** Start of MATERIAL **

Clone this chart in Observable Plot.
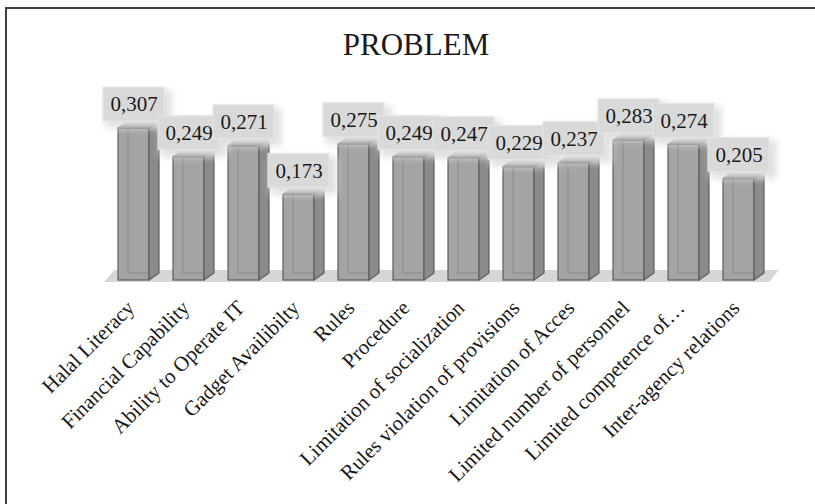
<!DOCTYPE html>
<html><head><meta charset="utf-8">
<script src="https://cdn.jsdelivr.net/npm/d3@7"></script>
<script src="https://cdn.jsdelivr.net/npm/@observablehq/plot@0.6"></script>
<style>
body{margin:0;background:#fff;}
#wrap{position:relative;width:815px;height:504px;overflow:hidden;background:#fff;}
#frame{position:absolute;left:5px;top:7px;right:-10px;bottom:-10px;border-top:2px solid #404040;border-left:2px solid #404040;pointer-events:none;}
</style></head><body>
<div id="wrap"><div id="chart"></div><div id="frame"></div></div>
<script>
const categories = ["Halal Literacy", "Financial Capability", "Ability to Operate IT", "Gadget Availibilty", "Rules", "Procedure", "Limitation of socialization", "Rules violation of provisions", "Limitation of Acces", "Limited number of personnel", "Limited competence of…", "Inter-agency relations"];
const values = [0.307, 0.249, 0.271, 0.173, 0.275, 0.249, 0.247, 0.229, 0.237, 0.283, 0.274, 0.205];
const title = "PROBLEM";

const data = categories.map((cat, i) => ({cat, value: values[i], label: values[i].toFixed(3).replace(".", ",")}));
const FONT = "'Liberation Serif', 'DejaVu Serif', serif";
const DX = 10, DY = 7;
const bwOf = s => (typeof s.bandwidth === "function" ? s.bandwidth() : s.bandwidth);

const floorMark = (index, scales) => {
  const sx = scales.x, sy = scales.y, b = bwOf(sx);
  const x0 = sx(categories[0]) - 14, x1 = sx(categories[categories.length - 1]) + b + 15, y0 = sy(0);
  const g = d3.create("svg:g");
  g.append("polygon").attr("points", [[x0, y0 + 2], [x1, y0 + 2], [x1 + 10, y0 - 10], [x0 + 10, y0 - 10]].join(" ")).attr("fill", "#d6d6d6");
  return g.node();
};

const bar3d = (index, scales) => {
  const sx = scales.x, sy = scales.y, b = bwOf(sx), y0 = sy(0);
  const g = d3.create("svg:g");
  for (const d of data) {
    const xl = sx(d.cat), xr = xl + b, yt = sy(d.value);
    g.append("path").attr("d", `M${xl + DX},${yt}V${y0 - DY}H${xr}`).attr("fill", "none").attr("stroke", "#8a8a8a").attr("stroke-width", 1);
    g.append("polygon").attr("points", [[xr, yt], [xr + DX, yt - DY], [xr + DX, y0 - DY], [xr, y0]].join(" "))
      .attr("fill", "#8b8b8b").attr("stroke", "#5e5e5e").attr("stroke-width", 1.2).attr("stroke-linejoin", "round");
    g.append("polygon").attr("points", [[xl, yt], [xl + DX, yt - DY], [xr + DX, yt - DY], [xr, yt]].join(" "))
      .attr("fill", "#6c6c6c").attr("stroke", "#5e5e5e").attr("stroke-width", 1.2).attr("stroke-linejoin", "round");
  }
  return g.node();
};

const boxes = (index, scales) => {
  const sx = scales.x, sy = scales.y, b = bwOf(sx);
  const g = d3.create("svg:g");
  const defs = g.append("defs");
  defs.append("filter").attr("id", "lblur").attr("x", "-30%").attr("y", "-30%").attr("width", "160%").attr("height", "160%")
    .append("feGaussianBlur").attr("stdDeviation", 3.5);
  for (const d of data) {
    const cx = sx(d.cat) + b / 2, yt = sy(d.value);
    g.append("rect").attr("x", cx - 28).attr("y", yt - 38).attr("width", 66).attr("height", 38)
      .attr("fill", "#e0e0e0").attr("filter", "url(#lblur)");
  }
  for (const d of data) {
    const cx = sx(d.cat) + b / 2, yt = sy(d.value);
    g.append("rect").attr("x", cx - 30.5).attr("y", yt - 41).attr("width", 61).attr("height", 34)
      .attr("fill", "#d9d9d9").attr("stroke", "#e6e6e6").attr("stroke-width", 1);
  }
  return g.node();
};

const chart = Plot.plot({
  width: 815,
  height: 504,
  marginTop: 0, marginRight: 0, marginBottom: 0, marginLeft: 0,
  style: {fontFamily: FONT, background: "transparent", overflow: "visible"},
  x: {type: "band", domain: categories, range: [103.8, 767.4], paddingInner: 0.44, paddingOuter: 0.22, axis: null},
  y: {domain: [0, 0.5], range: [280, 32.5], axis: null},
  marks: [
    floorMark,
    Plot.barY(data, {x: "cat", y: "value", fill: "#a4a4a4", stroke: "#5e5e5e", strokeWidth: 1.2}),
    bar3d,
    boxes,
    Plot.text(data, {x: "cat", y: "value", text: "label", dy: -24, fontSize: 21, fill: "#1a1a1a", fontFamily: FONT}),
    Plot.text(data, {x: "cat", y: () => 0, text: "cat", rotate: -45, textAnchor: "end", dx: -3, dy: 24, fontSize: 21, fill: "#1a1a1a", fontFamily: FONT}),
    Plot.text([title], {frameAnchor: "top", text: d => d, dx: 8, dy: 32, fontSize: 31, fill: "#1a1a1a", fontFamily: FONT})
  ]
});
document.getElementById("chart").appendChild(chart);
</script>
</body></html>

** End of MATERIAL **

## WHAT IS ASKED
Identify and copy lines that hold the string "chart".

## FULL SOLUTION
Clone this chart in Observable Plot.
<div id="wrap"><div id="chart"></div><div id="frame"></div></div>
const chart = Plot.plot({
document.getElementById("chart").appendChild(chart);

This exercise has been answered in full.